**WRITTEN REQUEST:** Copy each line in the data that includes the word "this".

**DATA SHOWN:**
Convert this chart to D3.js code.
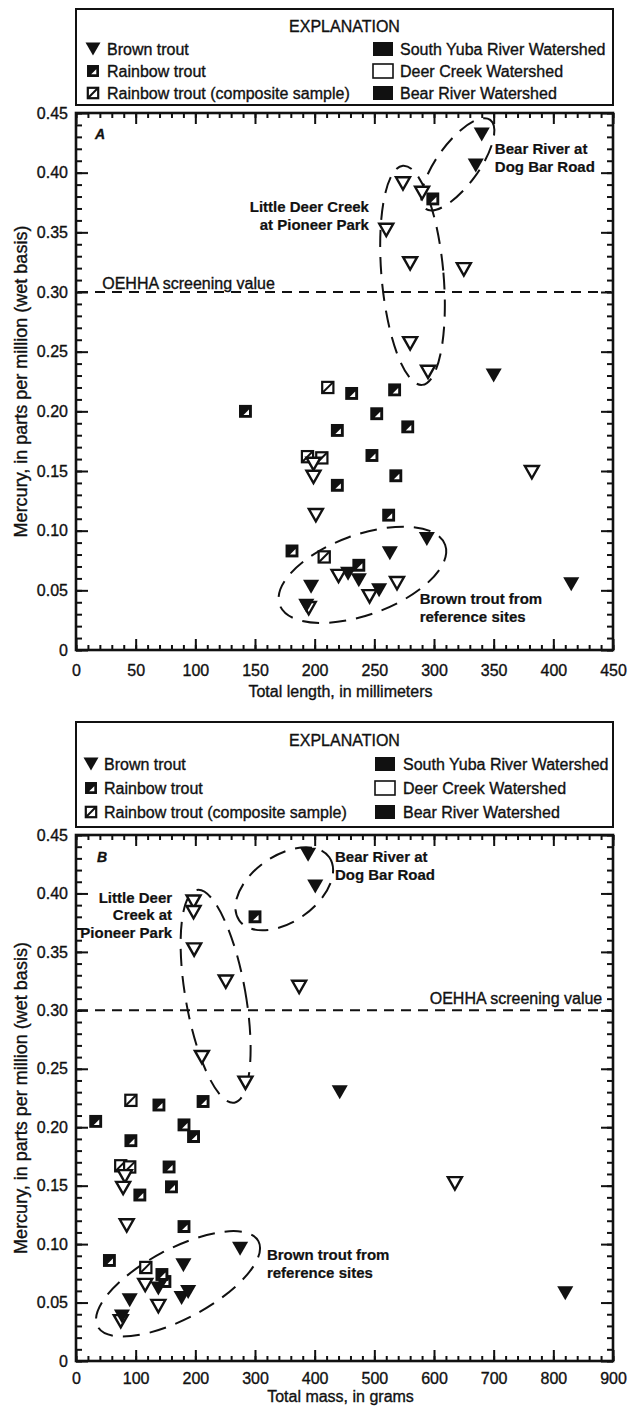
<!DOCTYPE html>
<html>
<head>
<meta charset="utf-8">
<script src="https://cdn.jsdelivr.net/npm/d3@7"></script>
<style>
  body { margin: 0; background: #fff; }
  svg text { font-family: "Liberation Sans", Arial, sans-serif; fill: #111; stroke: #111; stroke-width: 0.35px; }
  .tick line { stroke: #111; stroke-width: 2; }
  .tick text { font-size: 16px; }
  .legend-text { font-size: 16px; }
  .axis-title { font-size: 16px; }
  .y-title { font-size: 18px; }
  .note { font-size: 15px; font-weight: bold; stroke-width: 0.2px; }
</style>
</head>
<body>
<svg id="chart" width="635" height="1407"></svg>
<script>

// ---- data ----
// Panel A: mercury (ppm wet) vs total length (mm)
var brownA = [[340, 0.432], [335, 0.406], [350, 0.230], [294, 0.093], [263, 0.081], [415, 0.055],
              [254, 0.050], [228, 0.064], [237, 0.0585], [197, 0.053], [193, 0.037]];
var brownDeerA = [[274, 0.391], [290, 0.383], [260, 0.352], [280, 0.324], [325, 0.319], [280, 0.257],
                  [295, 0.233], [382, 0.149], [199, 0.156], [199, 0.145], [201, 0.113], [220, 0.062],
                  [269, 0.056], [246, 0.045], [195, 0.035]];
var rainbowA = [[299, 0.378], [267, 0.218], [231, 0.215], [142, 0.200], [252, 0.198], [278, 0.187],
                [219, 0.184], [248, 0.163], [268, 0.146], [219, 0.138], [262, 0.113], [181, 0.083],
                [237, 0.071]];
var compositeA = [[211, 0.220], [194, 0.162], [206, 0.161], [208, 0.078]];

// Panel B: mercury (ppm wet) vs total mass (g)
var brownB = [[389, 0.433], [401, 0.406], [442, 0.230], [275, 0.096], [180, 0.082], [820, 0.058],
              [138, 0.062], [90, 0.052], [177, 0.054], [188, 0.059], [77, 0.038]];
var brownDeerB = [[197, 0.393], [197, 0.384], [198, 0.352], [251, 0.3245], [374, 0.320], [211, 0.260],
                  [284, 0.238], [635, 0.152], [82, 0.158], [79, 0.148], [85, 0.116], [116, 0.065],
                  [138, 0.047], [75, 0.034]];
var rainbowB = [[300, 0.380], [213, 0.222], [139, 0.219], [33, 0.205], [181, 0.202], [197, 0.192],
                [92, 0.1885], [156, 0.166], [160, 0.149], [107, 0.142], [181, 0.115], [56, 0.086],
                [149, 0.068], [144, 0.074]];
var compositeB = [[92, 0.223], [75, 0.167], [90, 0.166], [117, 0.080]];

// ticks
var yTicks = [0, 0.05, 0.10, 0.15, 0.20, 0.25, 0.30, 0.35, 0.40, 0.45];
var xTicksA = [0, 50, 100, 150, 200, 250, 300, 350, 400, 450];
var xTicksB = [0, 100, 200, 300, 400, 500, 600, 700, 800, 900];

var screeningValue = 0.30;

var legendLeft = ["Brown trout", "Rainbow trout", "Rainbow trout (composite sample)"];
var legendRight = ["South Yuba River Watershed", "Deer Creek Watershed", "Bear River Watershed"];

// annotations (centre / anchor in data units)
var ellipsesA = [
    {cx: 320, cy: 0.407, rx: 55, ry: 21, angle: -54},
    {cx: 282, cy: 0.314, rx: 31, ry: 110, angle: -5},
    {cx: 240, cy: 0.063, rx: 88, ry: 40, angle: -20}
];
var notesA = [
    {x: 351, y: 0.4157, anchor: "start", lines: ["Bear River at", "Dog Bar Road"]},
    {x: 245.5, y: 0.367, anchor: "end", lines: ["Little Deer Creek", "at Pioneer Park"]},
    {x: 288, y: 0.0385, anchor: "start", lines: ["Brown trout from", "reference sites"]}
];
var ellipsesB = [
    {cx: 349, cy: 0.404, rx: 55, ry: 33, angle: -35},
    {cx: 234, cy: 0.312, rx: 30, ry: 108, angle: -10},
    {cx: 171, cy: 0.066, rx: 91, ry: 35, angle: -28}
];
var notesB = [
    {x: 434, y: 0.4265, anchor: "start", lines: ["Bear River at", "Dog Bar Road"]},
    {x: 161, y: 0.392, anchor: "end", lines: ["Little Deer", "Creek at", "Pioneer Park"]},
    {x: 320, y: 0.0863, anchor: "start", lines: ["Brown trout from", "reference sites"]}
];


var svg = d3.select("#chart");

/*
 * marker path helpers
 */
function triPath(w, h) {
    return "M" + (-w / 2) + "," + (-h / 2) + "L" + (w / 2) + "," + (-h / 2) + "L0," + (h / 2) + "Z";
}

function drawMarker(sel, kind, s) {
    // s = nominal size in px
    if (kind === "brown") {
        sel.append("path").attr("d", triPath(s * 1.15, s)).attr("fill", "#111");
    }
    else if (kind === "brownDeer") {
        sel.append("path").attr("d", triPath(s * 1.0, s * 0.88))
            .attr("fill", "#fff").attr("stroke", "#111").attr("stroke-width", 2.4)
            .attr("stroke-linejoin", "miter");
    }
    else if (kind === "rainbow") {
        var h = s * 0.46;
        sel.append("rect").attr("x", -h).attr("y", -h).attr("width", 2 * h).attr("height", 2 * h).attr("fill", "#111");
        sel.append("path").attr("d", "M" + (-h * 0.3) + "," + (h * 0.55) + "L" + (h * 0.55) + "," + (h * 0.55) + "L" + (h * 0.55) + "," + (-h * 0.3) + "Z")
            .attr("fill", "#fff");
    }
    else if (kind === "composite") {
        var c = s * 0.4;
        sel.append("rect").attr("x", -c).attr("y", -c).attr("width", 2 * c).attr("height", 2 * c)
            .attr("fill", "#fff").attr("stroke", "#111").attr("stroke-width", 2.2);
        sel.append("line").attr("x1", -c).attr("y1", c).attr("x2", c).attr("y2", -c)
            .attr("stroke", "#111").attr("stroke-width", 2);
    }
}


/*
 * one panel: legend box, framed plot, markers, annotations
 */
function drawPanel(p) {
    var g = svg.append("g");

    var x = d3.scaleLinear().domain([0, p.xTicks[p.xTicks.length - 1]]).range([p.left, p.right]);
    var y = d3.scaleLinear().domain([0, 0.45]).range([p.bottom, p.top]);

    var xMinor = d3.range(0, p.xTicks[p.xTicks.length - 1] + 1, p.xMinorStep);
    var yMinor = d3.range(0, 46).map(function(i) { return i / 100; });

    function clean(a) { a.select(".domain").remove(); a.attr("font-size", null).attr("font-family", null); }

    // minor ticks, all four sides
    g.append("g").attr("transform", "translate(0," + p.bottom + ")")
        .call(d3.axisBottom(x).tickValues(xMinor).tickSize(-5).tickFormat("")).call(clean);
    g.append("g").attr("transform", "translate(0," + p.top + ")")
        .call(d3.axisTop(x).tickValues(xMinor).tickSize(-5).tickFormat("")).call(clean);
    g.append("g").attr("transform", "translate(" + p.left + ",0)")
        .call(d3.axisLeft(y).tickValues(yMinor).tickSize(-6).tickFormat("")).call(clean);
    g.append("g").attr("transform", "translate(" + p.right + ",0)")
        .call(d3.axisRight(y).tickValues(yMinor).tickSize(-6).tickFormat("")).call(clean);

    // major ticks
    g.append("g").attr("transform", "translate(0," + p.bottom + ")")
        .call(d3.axisBottom(x).tickValues(p.xTicks).tickSize(-11).tickPadding(p.xPad).tickFormat(d3.format("d"))).call(clean);
    g.append("g").attr("transform", "translate(0," + p.top + ")")
        .call(d3.axisTop(x).tickValues(p.xTicks).tickSize(-11).tickFormat("")).call(clean);
    g.append("g").attr("transform", "translate(" + p.left + ",0)")
        .call(d3.axisLeft(y).tickValues(yTicks).tickSize(-12).tickPadding(8)
            .tickFormat(function(d) { return d === 0 ? "0" : d3.format(".2f")(d); })).call(clean);
    g.append("g").attr("transform", "translate(" + p.right + ",0)")
        .call(d3.axisRight(y).tickValues(yTicks).tickSize(-12).tickFormat("")).call(clean);

    // frame
    g.append("rect")
        .attr("x", p.left).attr("y", p.top)
        .attr("width", p.right - p.left).attr("height", p.bottom - p.top)
        .attr("fill", "none").attr("stroke", "#111").attr("stroke-width", 2.6);

    // axis titles
    g.append("text").attr("class", "axis-title")
        .attr("x", (p.left + p.right) / 2 - 4).attr("y", p.xTitleY)
        .attr("text-anchor", "middle").text(p.xTitle);
    g.append("text").attr("class", "y-title")
        .attr("transform", "translate(27," + ((p.top + p.bottom) / 2) + ") rotate(-90)")
        .attr("text-anchor", "middle")
        .text("Mercury, in parts per million (wet basis)");

    // screening value line
    g.append("line")
        .attr("x1", p.left + 2).attr("x2", p.right - 2)
        .attr("y1", y(screeningValue)).attr("y2", y(screeningValue))
        .attr("stroke", "#111").attr("stroke-width", 2).attr("stroke-dasharray", "10,7");
    g.append("text").attr("class", "axis-title")
        .attr("x", x(p.screenLabel.x)).attr("y", y(p.screenLabel.y))
        .attr("text-anchor", p.screenLabel.anchor)
        .text("OEHHA screening value");

    // panel letter
    g.append("text")
        .attr("x", x(p.letterAt[0])).attr("y", y(p.letterAt[1]))
        .attr("font-size", 14).attr("font-weight", "bold").attr("font-style", "italic")
        .text(p.letter);

    // dashed ellipses
    g.selectAll(".ring").data(p.ellipses).enter()
        .append("ellipse")
        .attr("class", "ring")
        .attr("transform", function(d) { return "translate(" + x(d.cx) + "," + y(d.cy) + ") rotate(" + d.angle + ")"; })
        .attr("rx", function(d) { return d.rx; })
        .attr("ry", function(d) { return d.ry; })
        .attr("fill", "none").attr("stroke", "#111").attr("stroke-width", 2)
        .attr("stroke-dasharray", "17,10");

    // markers: squares first, then triangles on top
    var layers = [["rainbow", p.rainbow], ["composite", p.composite], ["brownDeer", p.brownDeer], ["brown", p.brown]];
    layers.forEach(function(l) {
        g.append("g").selectAll("g").data(l[1]).enter()
            .append("g")
            .attr("transform", function(d) { return "translate(" + x(d[0]) + "," + y(d[1]) + ")"; })
            .each(function() { drawMarker(d3.select(this), l[0], 14); });
    });

    // annotation labels
    p.notes.forEach(function(n) {
        var t = g.append("text").attr("class", "note")
            .attr("text-anchor", n.anchor)
            .attr("x", x(n.x)).attr("y", y(n.y));
        n.lines.forEach(function(line, i) {
            t.append("tspan").attr("x", x(n.x)).attr("dy", i === 0 ? 0 : p.noteLead).text(line);
        });
    });

    // legend box
    var L = p.legend;
    g.append("rect")
        .attr("x", p.left).attr("y", L.top)
        .attr("width", p.right - p.left).attr("height", L.bottom - L.top)
        .attr("fill", "#fff").attr("stroke", "#111").attr("stroke-width", 2);
    g.append("text").attr("class", "legend-text")
        .attr("x", (p.left + p.right) / 2).attr("y", L.rows[0] - L.step + 6)
        .attr("text-anchor", "middle").text("EXPLANATION");

    var kinds = ["brown", "rainbow", "composite"];
    legendLeft.forEach(function(label, i) {
        var row = g.append("g").attr("transform", "translate(" + L.sym1 + "," + L.rows[i] + ")");
        drawMarker(row, kinds[i], 13);
        g.append("text").attr("class", "legend-text")
            .attr("x", L.text1).attr("y", L.rows[i] + 6).text(label);
    });
    legendRight.forEach(function(label, i) {
        var r = g.append("g").attr("transform", "translate(" + L.sym2 + "," + L.rows[i] + ")");
        r.append("rect").attr("x", 0).attr("y", -7).attr("width", 20).attr("height", 14)
            .attr("fill", i === 1 ? "#fff" : "#111")
            .attr("stroke", "#111").attr("stroke-width", i === 1 ? 1.6 : 0);
        g.append("text").attr("class", "legend-text")
            .attr("x", L.text2).attr("y", L.rows[i] + 6).text(label);
    });
}


drawPanel({
    top: 113, bottom: 650, left: 76, right: 613,
    xTicks: xTicksA, xMinorStep: 10, xPad: 15,
    xTitle: "Total length, in millimeters", xTitleY: 697,
    brown: brownA, brownDeer: brownDeerA, rainbow: rainbowA, composite: compositeA,
    ellipses: ellipsesA, notes: notesA, noteLead: 18,
    screenLabel: {x: 22, y: 0.3025, anchor: "start"},
    letter: "A", letterAt: [16, 0.428],
    legend: {top: 9, bottom: 105, rows: [49, 71, 93], step: 23, sym1: 93, text1: 107, sym2: 373, text2: 400}
});

drawPanel({
    top: 835, bottom: 1361, left: 76, right: 613,
    xTicks: xTicksB, xMinorStep: 20, xPad: 12,
    xTitle: "Total mass, in grams", xTitleY: 1402,
    brown: brownB, brownDeer: brownDeerB, rainbow: rainbowB, composite: compositeB,
    ellipses: ellipsesB, notes: notesB, noteLead: 17.5,
    screenLabel: {x: 882, y: 0.3051, anchor: "end"},
    letter: "B", letterAt: [35, 0.4265],
    legend: {top: 722, bottom: 827, rows: [764, 788, 812], step: 24, sym1: 91, text1: 104, sym2: 375, text2: 403}
});

</script>
</body>
</html>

**WRITTEN RESPONSE:**
Convert this chart to D3.js code.
            .each(function() { drawMarker(d3.select(this), l[0], 14); });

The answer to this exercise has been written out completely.